- **Problem requirements**
Leave out the pictures, and return only the lines running from the one that contains "Convert this chart to Apache ECharts code." to the one that contains "var yTicks = [0, 2, 4, 6, 8, 10];", both included, exactly as they appear.

Figure scripts:
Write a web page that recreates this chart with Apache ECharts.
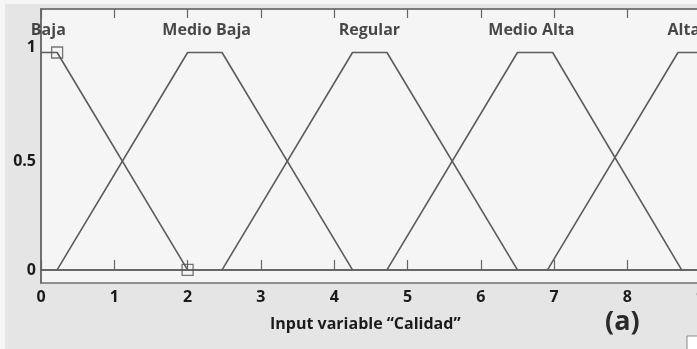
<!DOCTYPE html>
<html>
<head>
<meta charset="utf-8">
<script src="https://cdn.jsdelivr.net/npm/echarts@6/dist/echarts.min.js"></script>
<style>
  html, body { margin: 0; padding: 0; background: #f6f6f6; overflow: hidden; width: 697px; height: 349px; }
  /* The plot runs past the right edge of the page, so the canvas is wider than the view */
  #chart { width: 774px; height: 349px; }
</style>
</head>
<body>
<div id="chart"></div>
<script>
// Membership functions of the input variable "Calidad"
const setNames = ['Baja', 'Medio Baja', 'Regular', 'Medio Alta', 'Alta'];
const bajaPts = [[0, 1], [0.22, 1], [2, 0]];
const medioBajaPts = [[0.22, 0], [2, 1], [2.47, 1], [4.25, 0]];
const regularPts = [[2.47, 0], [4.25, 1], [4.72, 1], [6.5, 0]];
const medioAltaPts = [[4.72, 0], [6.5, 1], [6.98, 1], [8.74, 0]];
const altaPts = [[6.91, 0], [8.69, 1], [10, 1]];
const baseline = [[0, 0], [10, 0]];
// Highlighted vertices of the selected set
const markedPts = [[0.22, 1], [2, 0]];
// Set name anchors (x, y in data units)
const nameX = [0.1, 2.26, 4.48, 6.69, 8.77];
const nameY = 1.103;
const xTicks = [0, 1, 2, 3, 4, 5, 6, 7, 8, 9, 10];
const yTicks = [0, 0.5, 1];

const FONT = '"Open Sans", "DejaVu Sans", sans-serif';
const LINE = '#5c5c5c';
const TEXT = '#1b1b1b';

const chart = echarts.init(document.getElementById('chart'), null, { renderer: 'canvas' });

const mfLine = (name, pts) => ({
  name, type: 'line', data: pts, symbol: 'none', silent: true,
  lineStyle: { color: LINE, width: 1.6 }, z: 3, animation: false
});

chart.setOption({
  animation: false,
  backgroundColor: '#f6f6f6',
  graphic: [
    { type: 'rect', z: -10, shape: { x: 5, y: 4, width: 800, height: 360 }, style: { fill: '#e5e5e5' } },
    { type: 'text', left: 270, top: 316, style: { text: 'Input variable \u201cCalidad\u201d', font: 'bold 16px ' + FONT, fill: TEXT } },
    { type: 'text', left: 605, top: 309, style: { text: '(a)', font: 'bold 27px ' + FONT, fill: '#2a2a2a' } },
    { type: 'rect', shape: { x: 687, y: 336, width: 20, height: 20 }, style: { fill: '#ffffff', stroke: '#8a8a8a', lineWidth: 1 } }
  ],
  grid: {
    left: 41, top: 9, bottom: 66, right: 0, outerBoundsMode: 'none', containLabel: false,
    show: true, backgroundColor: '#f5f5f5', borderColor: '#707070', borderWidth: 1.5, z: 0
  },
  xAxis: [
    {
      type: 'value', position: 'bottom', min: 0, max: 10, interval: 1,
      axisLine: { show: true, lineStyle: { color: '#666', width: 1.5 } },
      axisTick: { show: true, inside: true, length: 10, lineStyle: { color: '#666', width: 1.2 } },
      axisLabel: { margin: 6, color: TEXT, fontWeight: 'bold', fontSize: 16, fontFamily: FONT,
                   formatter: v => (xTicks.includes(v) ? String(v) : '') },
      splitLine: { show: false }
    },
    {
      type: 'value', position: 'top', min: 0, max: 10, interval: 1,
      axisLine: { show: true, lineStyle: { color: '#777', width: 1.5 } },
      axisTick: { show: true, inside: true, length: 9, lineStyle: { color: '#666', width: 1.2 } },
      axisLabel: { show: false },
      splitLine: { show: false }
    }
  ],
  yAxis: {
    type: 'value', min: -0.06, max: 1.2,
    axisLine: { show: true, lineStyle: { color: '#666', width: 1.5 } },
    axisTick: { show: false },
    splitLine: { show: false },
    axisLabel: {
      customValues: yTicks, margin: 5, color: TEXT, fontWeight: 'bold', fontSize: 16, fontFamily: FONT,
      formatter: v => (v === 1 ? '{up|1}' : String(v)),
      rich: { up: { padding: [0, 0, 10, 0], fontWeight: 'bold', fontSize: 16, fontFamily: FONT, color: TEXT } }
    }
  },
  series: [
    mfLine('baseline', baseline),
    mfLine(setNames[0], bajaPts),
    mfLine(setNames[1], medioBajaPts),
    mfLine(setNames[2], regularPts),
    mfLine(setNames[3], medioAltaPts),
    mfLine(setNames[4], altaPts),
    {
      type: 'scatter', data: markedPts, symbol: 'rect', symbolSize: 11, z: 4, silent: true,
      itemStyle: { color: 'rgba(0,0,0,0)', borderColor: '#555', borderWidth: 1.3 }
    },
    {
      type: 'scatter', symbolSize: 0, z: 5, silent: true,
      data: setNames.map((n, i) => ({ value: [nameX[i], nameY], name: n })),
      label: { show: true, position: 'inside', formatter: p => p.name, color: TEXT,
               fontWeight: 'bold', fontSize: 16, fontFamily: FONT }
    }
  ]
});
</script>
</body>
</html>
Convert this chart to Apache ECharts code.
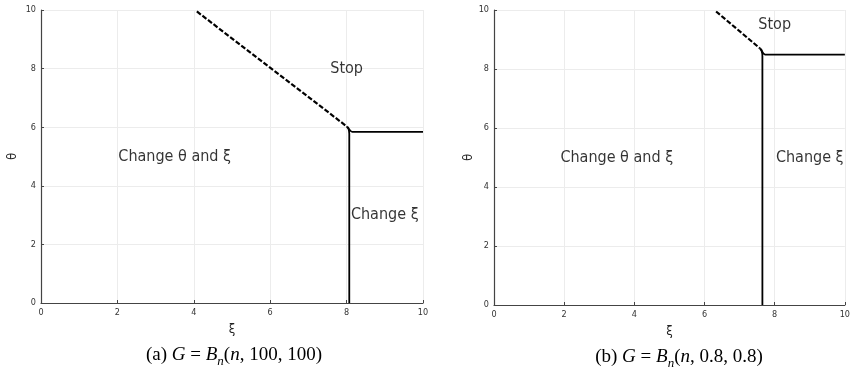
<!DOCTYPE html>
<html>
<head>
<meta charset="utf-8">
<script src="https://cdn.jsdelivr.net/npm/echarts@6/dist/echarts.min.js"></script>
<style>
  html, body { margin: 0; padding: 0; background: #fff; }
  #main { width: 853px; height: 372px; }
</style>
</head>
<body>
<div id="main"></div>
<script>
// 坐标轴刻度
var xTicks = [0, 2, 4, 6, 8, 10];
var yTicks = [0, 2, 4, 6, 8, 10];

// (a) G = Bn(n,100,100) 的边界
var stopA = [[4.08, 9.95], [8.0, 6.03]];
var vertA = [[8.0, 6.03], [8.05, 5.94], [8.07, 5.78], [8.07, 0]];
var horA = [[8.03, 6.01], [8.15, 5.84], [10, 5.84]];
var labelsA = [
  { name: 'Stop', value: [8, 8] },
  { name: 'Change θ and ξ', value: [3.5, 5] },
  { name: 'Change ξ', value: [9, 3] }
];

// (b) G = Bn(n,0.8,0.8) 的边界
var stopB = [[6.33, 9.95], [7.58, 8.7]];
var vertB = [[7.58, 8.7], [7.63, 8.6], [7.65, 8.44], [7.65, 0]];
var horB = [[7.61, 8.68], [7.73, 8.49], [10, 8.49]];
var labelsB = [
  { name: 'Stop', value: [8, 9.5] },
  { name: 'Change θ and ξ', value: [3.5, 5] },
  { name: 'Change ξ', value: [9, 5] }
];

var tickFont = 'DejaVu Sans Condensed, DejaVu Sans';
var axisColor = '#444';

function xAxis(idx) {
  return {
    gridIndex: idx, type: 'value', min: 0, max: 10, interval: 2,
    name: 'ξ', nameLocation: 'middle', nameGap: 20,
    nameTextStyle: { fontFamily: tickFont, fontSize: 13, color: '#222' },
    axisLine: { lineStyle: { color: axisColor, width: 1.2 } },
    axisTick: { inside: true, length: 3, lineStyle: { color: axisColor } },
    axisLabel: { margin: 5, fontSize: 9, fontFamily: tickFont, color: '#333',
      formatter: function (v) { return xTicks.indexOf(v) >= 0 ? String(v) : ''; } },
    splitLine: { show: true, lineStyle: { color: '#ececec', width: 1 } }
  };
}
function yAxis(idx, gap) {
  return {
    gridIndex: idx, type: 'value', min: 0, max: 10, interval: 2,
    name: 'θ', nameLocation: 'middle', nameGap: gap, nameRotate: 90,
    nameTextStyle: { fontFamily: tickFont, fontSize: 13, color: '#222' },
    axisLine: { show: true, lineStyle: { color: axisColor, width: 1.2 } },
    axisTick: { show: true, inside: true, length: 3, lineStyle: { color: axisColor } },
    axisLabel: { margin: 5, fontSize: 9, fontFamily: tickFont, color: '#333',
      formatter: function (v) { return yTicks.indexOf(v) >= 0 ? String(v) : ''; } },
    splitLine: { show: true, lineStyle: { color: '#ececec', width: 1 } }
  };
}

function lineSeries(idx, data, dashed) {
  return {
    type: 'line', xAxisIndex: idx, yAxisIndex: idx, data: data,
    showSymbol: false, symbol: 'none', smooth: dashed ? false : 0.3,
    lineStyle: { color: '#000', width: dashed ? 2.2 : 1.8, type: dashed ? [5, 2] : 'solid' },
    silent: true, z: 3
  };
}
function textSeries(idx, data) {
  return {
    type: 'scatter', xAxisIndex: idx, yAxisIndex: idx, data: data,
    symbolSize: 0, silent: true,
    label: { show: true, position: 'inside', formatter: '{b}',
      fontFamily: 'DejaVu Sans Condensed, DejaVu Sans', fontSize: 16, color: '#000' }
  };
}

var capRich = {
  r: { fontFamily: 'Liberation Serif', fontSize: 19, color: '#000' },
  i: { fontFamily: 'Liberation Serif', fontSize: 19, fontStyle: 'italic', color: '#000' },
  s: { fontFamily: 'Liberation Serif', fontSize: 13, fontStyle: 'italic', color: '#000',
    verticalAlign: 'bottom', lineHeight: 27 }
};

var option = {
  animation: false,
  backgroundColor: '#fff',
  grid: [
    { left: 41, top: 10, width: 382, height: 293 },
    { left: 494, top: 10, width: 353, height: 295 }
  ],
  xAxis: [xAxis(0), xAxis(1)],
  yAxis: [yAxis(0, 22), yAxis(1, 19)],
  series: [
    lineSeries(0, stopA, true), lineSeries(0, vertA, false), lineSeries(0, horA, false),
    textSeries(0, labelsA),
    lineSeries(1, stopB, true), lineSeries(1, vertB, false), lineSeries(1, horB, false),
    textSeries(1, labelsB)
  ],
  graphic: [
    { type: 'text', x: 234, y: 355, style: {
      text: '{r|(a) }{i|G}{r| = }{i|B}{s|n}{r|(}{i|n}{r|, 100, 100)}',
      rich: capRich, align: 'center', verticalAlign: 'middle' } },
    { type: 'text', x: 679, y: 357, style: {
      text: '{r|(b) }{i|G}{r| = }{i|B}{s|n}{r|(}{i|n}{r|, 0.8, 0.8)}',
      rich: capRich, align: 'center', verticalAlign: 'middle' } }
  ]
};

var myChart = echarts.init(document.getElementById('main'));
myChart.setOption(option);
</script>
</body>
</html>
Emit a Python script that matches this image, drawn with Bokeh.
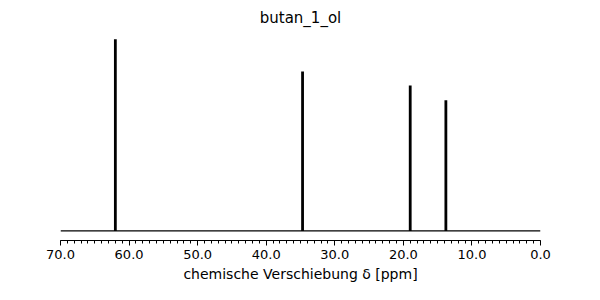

- **Result**
Convert this chart to Apache ECharts code.
<!DOCTYPE html>
<html>
<head>
<meta charset="utf-8">
<script src="https://cdn.jsdelivr.net/npm/echarts@6/dist/echarts.min.js"></script>
<style>
  html, body { margin: 0; padding: 0; background: #fff; }
  #main { width: 853px; height: 372px; }
</style>
</head>
<body>
<div id="main"></div>
<script>
// 坐标轴刻度
var xTicks = [0, 2, 4, 6, 8, 10];
var yTicks = [0, 2, 4, 6, 8, 10];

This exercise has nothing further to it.